#### BRIEF
Return verbatim all lines from the first one in the records to the line with "import numpy as np", both ends kept.

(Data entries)

################

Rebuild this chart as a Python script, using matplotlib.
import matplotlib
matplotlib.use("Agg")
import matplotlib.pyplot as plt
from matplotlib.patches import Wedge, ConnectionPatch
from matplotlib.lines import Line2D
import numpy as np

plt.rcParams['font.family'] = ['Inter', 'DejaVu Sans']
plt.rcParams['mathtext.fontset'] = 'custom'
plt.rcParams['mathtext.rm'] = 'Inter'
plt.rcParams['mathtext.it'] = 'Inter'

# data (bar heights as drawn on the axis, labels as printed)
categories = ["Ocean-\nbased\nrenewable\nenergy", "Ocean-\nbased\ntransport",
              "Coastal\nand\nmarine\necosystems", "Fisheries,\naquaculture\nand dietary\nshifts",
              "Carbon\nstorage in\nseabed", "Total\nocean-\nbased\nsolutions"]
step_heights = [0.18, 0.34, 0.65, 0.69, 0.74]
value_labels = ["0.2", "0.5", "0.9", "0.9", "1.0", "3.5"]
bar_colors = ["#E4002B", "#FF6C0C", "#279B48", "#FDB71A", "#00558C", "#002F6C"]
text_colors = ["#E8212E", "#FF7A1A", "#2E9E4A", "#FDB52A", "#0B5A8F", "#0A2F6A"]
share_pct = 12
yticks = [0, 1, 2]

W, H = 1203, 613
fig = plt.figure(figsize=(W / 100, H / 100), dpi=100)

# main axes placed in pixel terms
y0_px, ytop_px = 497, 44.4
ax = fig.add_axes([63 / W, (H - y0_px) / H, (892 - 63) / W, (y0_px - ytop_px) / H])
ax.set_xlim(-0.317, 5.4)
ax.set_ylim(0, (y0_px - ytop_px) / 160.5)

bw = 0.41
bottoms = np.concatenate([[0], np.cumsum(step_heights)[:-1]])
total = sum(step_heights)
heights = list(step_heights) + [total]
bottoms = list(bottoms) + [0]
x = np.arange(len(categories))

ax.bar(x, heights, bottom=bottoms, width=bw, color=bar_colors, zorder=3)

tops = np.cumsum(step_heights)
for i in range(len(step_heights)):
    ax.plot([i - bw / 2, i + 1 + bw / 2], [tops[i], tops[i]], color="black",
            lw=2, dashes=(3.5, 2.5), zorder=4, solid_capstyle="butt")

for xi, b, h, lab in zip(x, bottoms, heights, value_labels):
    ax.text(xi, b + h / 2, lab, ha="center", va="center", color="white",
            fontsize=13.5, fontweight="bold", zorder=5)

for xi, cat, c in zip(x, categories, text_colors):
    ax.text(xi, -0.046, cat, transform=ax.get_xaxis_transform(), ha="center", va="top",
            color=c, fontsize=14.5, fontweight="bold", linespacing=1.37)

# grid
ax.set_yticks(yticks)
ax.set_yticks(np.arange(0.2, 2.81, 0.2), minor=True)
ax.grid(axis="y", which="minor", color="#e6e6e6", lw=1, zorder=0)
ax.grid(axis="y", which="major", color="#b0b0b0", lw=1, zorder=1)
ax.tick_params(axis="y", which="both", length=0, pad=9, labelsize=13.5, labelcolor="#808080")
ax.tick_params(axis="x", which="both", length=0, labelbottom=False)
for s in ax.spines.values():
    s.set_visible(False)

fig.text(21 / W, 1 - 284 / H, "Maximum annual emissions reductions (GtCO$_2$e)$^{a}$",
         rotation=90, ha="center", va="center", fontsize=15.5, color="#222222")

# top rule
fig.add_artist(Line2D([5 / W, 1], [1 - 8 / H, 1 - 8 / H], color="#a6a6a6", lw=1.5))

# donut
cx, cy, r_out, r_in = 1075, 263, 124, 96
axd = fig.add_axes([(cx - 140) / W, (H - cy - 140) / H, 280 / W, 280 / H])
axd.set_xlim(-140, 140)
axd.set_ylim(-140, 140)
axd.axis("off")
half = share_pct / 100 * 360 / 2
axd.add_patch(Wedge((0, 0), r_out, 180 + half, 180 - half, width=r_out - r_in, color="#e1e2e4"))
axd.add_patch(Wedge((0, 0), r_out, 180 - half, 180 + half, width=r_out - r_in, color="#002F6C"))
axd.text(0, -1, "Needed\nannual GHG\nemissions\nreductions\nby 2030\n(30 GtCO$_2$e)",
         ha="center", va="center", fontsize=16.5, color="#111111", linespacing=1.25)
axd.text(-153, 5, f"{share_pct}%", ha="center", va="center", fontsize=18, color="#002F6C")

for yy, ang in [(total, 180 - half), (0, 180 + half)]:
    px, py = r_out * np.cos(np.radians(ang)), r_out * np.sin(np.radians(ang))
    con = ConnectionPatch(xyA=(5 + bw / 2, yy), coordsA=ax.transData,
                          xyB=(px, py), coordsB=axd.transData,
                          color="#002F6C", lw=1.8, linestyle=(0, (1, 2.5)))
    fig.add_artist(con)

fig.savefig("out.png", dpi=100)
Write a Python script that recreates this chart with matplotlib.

################

#### ANSWER TO THIS EXERCISE
Rebuild this chart as a Python script, using matplotlib.
import matplotlib
matplotlib.use("Agg")
import matplotlib.pyplot as plt
from matplotlib.patches import Wedge, ConnectionPatch
from matplotlib.lines import Line2D
import numpy as np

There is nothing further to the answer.